What is being asked:
Omit all pictures. Copy the rest of the material exactly.

[Start Given material]

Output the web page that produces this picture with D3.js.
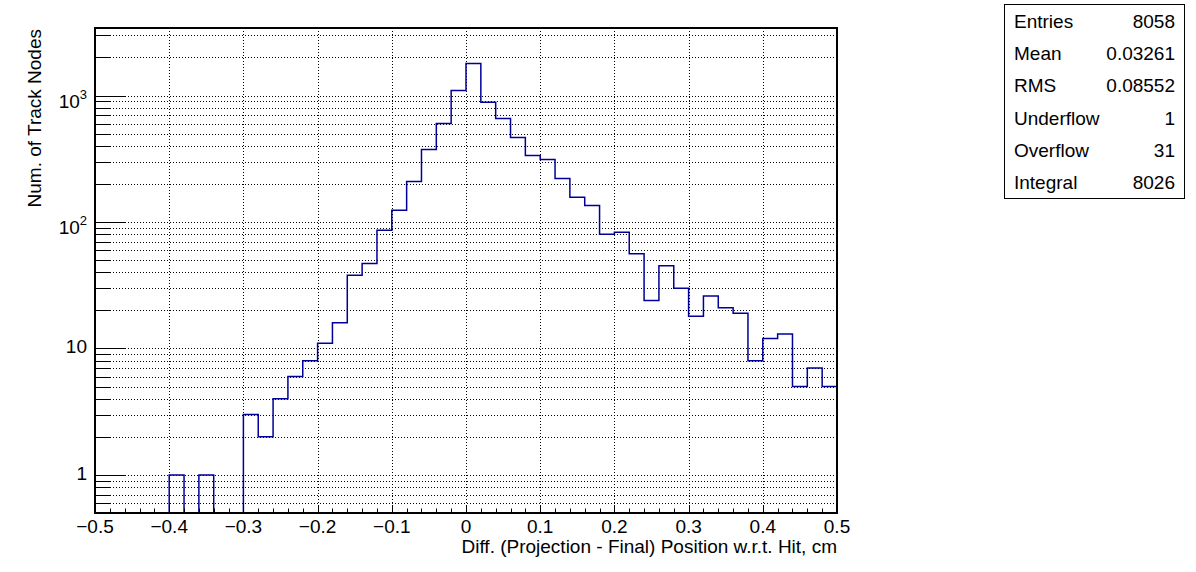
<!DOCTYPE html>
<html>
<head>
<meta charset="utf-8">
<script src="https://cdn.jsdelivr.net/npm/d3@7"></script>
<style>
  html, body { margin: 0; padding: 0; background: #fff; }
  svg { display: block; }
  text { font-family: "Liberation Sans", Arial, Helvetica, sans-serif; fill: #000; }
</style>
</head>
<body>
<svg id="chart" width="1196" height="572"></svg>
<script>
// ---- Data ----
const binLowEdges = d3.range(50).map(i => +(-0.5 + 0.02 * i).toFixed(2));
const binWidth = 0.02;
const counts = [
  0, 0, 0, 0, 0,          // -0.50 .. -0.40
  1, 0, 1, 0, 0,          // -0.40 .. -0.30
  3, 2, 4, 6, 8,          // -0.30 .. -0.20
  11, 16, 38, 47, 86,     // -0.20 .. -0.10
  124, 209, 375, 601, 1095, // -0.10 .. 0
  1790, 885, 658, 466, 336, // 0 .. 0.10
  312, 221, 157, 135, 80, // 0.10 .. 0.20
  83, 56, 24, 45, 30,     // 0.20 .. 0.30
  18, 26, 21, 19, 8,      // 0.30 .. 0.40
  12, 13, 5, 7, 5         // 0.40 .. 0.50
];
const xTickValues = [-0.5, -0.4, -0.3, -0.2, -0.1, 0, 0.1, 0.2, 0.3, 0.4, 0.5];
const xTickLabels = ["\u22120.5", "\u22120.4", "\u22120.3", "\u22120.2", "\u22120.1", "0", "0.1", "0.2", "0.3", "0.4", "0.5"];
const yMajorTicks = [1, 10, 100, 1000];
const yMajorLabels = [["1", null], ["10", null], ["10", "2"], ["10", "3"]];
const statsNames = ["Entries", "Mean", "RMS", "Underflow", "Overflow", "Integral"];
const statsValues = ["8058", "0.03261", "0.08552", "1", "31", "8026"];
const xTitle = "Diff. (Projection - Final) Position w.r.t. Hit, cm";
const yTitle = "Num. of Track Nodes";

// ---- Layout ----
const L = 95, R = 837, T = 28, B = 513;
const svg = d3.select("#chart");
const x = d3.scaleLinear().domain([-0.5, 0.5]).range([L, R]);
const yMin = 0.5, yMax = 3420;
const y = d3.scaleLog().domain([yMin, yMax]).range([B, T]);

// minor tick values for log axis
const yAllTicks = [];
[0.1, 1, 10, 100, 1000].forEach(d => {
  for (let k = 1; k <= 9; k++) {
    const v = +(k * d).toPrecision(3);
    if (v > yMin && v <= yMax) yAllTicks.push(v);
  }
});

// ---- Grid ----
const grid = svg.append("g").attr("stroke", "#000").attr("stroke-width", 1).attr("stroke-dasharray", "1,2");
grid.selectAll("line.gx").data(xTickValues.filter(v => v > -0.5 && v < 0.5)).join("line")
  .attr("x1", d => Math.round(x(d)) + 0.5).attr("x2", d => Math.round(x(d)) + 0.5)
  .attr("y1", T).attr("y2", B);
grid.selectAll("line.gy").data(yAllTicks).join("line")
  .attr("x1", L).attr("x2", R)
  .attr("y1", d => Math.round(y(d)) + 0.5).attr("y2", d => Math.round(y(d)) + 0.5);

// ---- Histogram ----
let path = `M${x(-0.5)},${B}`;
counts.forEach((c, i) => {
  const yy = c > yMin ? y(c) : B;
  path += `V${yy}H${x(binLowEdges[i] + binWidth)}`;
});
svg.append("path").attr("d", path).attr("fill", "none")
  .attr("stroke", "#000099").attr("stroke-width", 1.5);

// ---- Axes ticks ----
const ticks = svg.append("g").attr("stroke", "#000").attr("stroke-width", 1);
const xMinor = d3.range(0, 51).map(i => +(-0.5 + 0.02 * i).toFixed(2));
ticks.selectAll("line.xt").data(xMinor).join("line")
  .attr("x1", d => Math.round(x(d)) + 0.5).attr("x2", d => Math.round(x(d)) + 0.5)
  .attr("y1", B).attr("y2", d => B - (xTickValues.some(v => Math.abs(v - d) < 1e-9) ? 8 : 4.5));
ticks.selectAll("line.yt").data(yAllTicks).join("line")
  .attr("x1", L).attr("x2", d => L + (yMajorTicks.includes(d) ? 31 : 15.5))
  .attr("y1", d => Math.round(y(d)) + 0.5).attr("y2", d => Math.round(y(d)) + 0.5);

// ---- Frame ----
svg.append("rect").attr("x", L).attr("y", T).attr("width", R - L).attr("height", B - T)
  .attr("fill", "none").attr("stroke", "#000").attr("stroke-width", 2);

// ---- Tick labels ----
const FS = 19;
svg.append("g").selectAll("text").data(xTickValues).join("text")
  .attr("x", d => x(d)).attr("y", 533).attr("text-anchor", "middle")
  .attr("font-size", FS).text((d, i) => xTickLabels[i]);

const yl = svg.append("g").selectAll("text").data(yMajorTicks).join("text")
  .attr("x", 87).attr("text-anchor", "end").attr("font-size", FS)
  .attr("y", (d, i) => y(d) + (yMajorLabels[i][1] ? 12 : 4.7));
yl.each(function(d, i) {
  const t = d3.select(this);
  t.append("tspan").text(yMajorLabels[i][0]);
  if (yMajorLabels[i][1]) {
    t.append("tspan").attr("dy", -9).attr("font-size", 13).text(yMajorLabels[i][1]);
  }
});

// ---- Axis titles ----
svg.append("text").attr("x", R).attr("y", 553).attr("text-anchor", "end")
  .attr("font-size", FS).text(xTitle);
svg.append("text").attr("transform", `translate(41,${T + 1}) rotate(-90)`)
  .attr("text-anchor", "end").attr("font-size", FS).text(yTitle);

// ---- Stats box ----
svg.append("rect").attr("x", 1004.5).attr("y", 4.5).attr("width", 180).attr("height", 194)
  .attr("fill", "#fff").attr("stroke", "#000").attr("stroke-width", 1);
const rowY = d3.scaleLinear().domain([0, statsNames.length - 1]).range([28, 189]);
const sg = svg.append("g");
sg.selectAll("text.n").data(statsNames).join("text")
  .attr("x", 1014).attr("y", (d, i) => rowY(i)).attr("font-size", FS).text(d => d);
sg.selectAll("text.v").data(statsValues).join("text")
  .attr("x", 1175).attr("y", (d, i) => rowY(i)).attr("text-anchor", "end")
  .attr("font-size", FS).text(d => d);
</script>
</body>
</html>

[End Given material]

Finished exercise:
Output the web page that produces this picture with D3.js.
<!DOCTYPE html>
<html>
<head>
<meta charset="utf-8">
<script src="https://cdn.jsdelivr.net/npm/d3@7"></script>
<style>
  html, body { margin: 0; padding: 0; background: #fff; }
  svg { display: block; }
  text { font-family: "Liberation Sans", Arial, Helvetica, sans-serif; fill: #000; }
</style>
</head>
<body>
<svg id="chart" width="1196" height="572"></svg>
<script>
// ---- Data ----
const binLowEdges = d3.range(50).map(i => +(-0.5 + 0.02 * i).toFixed(2));
const binWidth = 0.02;
const counts = [
  0, 0, 0, 0, 0,          // -0.50 .. -0.40
  1, 0, 1, 0, 0,          // -0.40 .. -0.30
  3, 2, 4, 6, 8,          // -0.30 .. -0.20
  11, 16, 38, 47, 86,     // -0.20 .. -0.10
  124, 209, 375, 601, 1095, // -0.10 .. 0
  1790, 885, 658, 466, 336, // 0 .. 0.10
  312, 221, 157, 135, 80, // 0.10 .. 0.20
  83, 56, 24, 45, 30,     // 0.20 .. 0.30
  18, 26, 21, 19, 8,      // 0.30 .. 0.40
  12, 13, 5, 7, 5         // 0.40 .. 0.50
];
const xTickValues = [-0.5, -0.4, -0.3, -0.2, -0.1, 0, 0.1, 0.2, 0.3, 0.4, 0.5];
const xTickLabels = ["\u22120.5", "\u22120.4", "\u22120.3", "\u22120.2", "\u22120.1", "0", "0.1", "0.2", "0.3", "0.4", "0.5"];
const yMajorTicks = [1, 10, 100, 1000];
const yMajorLabels = [["1", null], ["10", null], ["10", "2"], ["10", "3"]];
const statsNames = ["Entries", "Mean", "RMS", "Underflow", "Overflow", "Integral"];
const statsValues = ["8058", "0.03261", "0.08552", "1", "31", "8026"];
const xTitle = "Diff. (Projection - Final) Position w.r.t. Hit, cm";
const yTitle = "Num. of Track Nodes";

// ---- Layout ----
const L = 95, R = 837, T = 28, B = 513;
const svg = d3.select("#chart");
const x = d3.scaleLinear().domain([-0.5, 0.5]).range([L, R]);
const yMin = 0.5, yMax = 3420;
const y = d3.scaleLog().domain([yMin, yMax]).range([B, T]);

// minor tick values for log axis
const yAllTicks = [];
[0.1, 1, 10, 100, 1000].forEach(d => {
  for (let k = 1; k <= 9; k++) {
    const v = +(k * d).toPrecision(3);
    if (v > yMin && v <= yMax) yAllTicks.push(v);
  }
});

// ---- Grid ----
const grid = svg.append("g").attr("stroke", "#000").attr("stroke-width", 1).attr("stroke-dasharray", "1,2");
grid.selectAll("line.gx").data(xTickValues.filter(v => v > -0.5 && v < 0.5)).join("line")
  .attr("x1", d => Math.round(x(d)) + 0.5).attr("x2", d => Math.round(x(d)) + 0.5)
  .attr("y1", T).attr("y2", B);
grid.selectAll("line.gy").data(yAllTicks).join("line")
  .attr("x1", L).attr("x2", R)
  .attr("y1", d => Math.round(y(d)) + 0.5).attr("y2", d => Math.round(y(d)) + 0.5);

// ---- Histogram ----
let path = `M${x(-0.5)},${B}`;
counts.forEach((c, i) => {
  const yy = c > yMin ? y(c) : B;
  path += `V${yy}H${x(binLowEdges[i] + binWidth)}`;
});
svg.append("path").attr("d", path).attr("fill", "none")
  .attr("stroke", "#000099").attr("stroke-width", 1.5);

// ---- Axes ticks ----
const ticks = svg.append("g").attr("stroke", "#000").attr("stroke-width", 1);
const xMinor = d3.range(0, 51).map(i => +(-0.5 + 0.02 * i).toFixed(2));
ticks.selectAll("line.xt").data(xMinor).join("line")
  .attr("x1", d => Math.round(x(d)) + 0.5).attr("x2", d => Math.round(x(d)) + 0.5)
  .attr("y1", B).attr("y2", d => B - (xTickValues.some(v => Math.abs(v - d) < 1e-9) ? 8 : 4.5));
ticks.selectAll("line.yt").data(yAllTicks).join("line")
  .attr("x1", L).attr("x2", d => L + (yMajorTicks.includes(d) ? 31 : 15.5))
  .attr("y1", d => Math.round(y(d)) + 0.5).attr("y2", d => Math.round(y(d)) + 0.5);

// ---- Frame ----
svg.append("rect").attr("x", L).attr("y", T).attr("width", R - L).attr("height", B - T)
  .attr("fill", "none").attr("stroke", "#000").attr("stroke-width", 2);

// ---- Tick labels ----
const FS = 19;
svg.append("g").selectAll("text").data(xTickValues).join("text")
  .attr("x", d => x(d)).attr("y", 533).attr("text-anchor", "middle")
  .attr("font-size", FS).text((d, i) => xTickLabels[i]);

const yl = svg.append("g").selectAll("text").data(yMajorTicks).join("text")
  .attr("x", 87).attr("text-anchor", "end").attr("font-size", FS)
  .attr("y", (d, i) => y(d) + (yMajorLabels[i][1] ? 12 : 4.7));
yl.each(function(d, i) {
  const t = d3.select(this);
  t.append("tspan").text(yMajorLabels[i][0]);
  if (yMajorLabels[i][1]) {
    t.append("tspan").attr("dy", -9).attr("font-size", 13).text(yMajorLabels[i][1]);
  }
});

// ---- Axis titles ----
svg.append("text").attr("x", R).attr("y", 553).attr("text-anchor", "end")
  .attr("font-size", FS).text(xTitle);
svg.append("text").attr("transform", `translate(41,${T + 1}) rotate(-90)`)
  .attr("text-anchor", "end").attr("font-size", FS).text(yTitle);

// ---- Stats box ----
svg.append("rect").attr("x", 1004.5).attr("y", 4.5).attr("width", 180).attr("height", 194)
  .attr("fill", "#fff").attr("stroke", "#000").attr("stroke-width", 1);
const rowY = d3.scaleLinear().domain([0, statsNames.length - 1]).range([28, 189]);
const sg = svg.append("g");
sg.selectAll("text.n").data(statsNames).join("text")
  .attr("x", 1014).attr("y", (d, i) => rowY(i)).attr("font-size", FS).text(d => d);
sg.selectAll("text.v").data(statsValues).join("text")
  .attr("x", 1175).attr("y", (d, i) => rowY(i)).attr("text-anchor", "end")
  .attr("font-size", FS).text(d => d);
</script>
</body>
</html>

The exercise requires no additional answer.